“Tío Jose, ¿me lees un
cuento?”. Hace algunos días, mientras veía la calificación de la Fórmula 1,
mi sobrino Aitor se acercaba a mí con un libro de dibujos en las manos y me
pedía que se lo leyera. Evidentemente, con esa carita mirándome y esa sonrisa
de niño travieso atravesando mi alma, no podía negarme. El cuento estaba lleno
de dibujos y casi no había texto. Pero me inventé una historia de animales en
la selva donde incluso había tiburones que volaban. Añadí, además, una cierta
escenificación dramática, con gestos corporales y con cambios de voces, según
los personajes que intervenían en la narración. Solo pretendía hacer reír a Aitor.
Pero mis payasadas causaron tal efecto que a los cinco minutos estaba frito
encima del sofá. Y yo pude ver tranquilamente el final de la calificación de la
carrera.
Aitor es el más pequeño de mis sobrinos. Ayer cumplió cuatro
años. Como Héctor y Paula, él también es una de mis debilidades.

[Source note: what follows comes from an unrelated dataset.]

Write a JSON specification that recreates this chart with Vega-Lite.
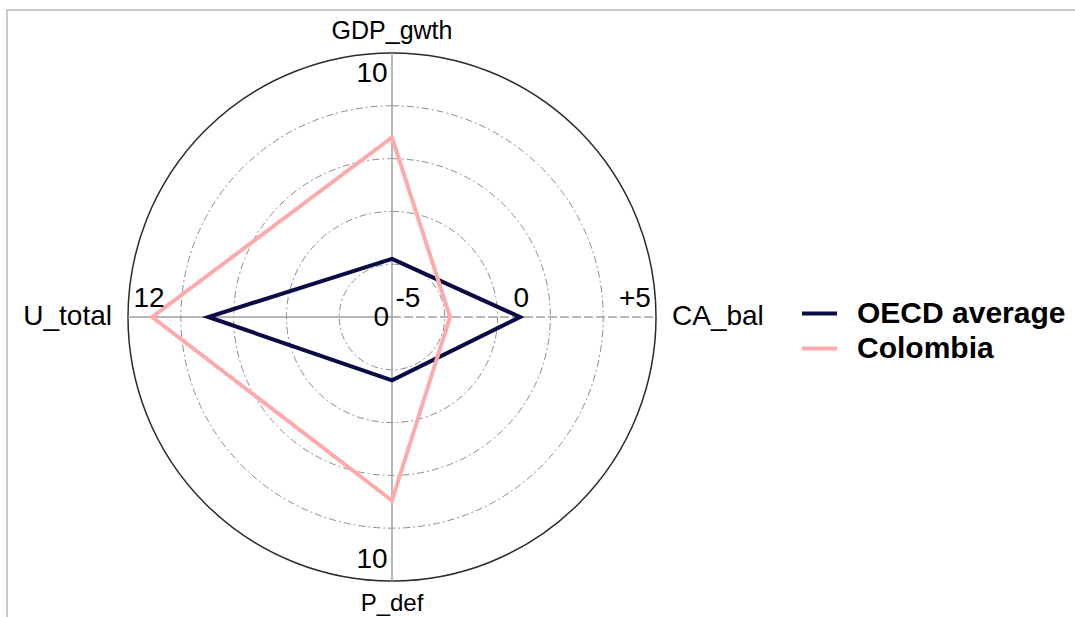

Podría contar un montón de anécdotas. El domingo pasado le regalé
una especie de embarcación teledirigida para que jugara en la piscina. Resulta
que el mando a distancia estaba defectuoso, por lo que tuve que cambiar el
juguete. Pero él quería jugar ya, ¡aquí y ahora! Y lloraba y me
decía:
- Jose, no te lo lleves, que me lo arregla el
papá.
- ¿Quién es el papá? – dije yo, haciéndome el
tonto, algo que se me da muy bien, sobre todo cuando estoy con Héctor, Paula y
Aitor.
- ¡El papá mío! Él es fuerte y lo arregla –
respondió Aitor.
Yo le dije que lo había mirado y que no había podido. Pero
que pronto le llevaba el mismo yate, que se lo cambiaba en la tienda por uno
nuevo que estuviera en perfecto estado. Y él insistió: “Pero que corra más, ¿vale?”.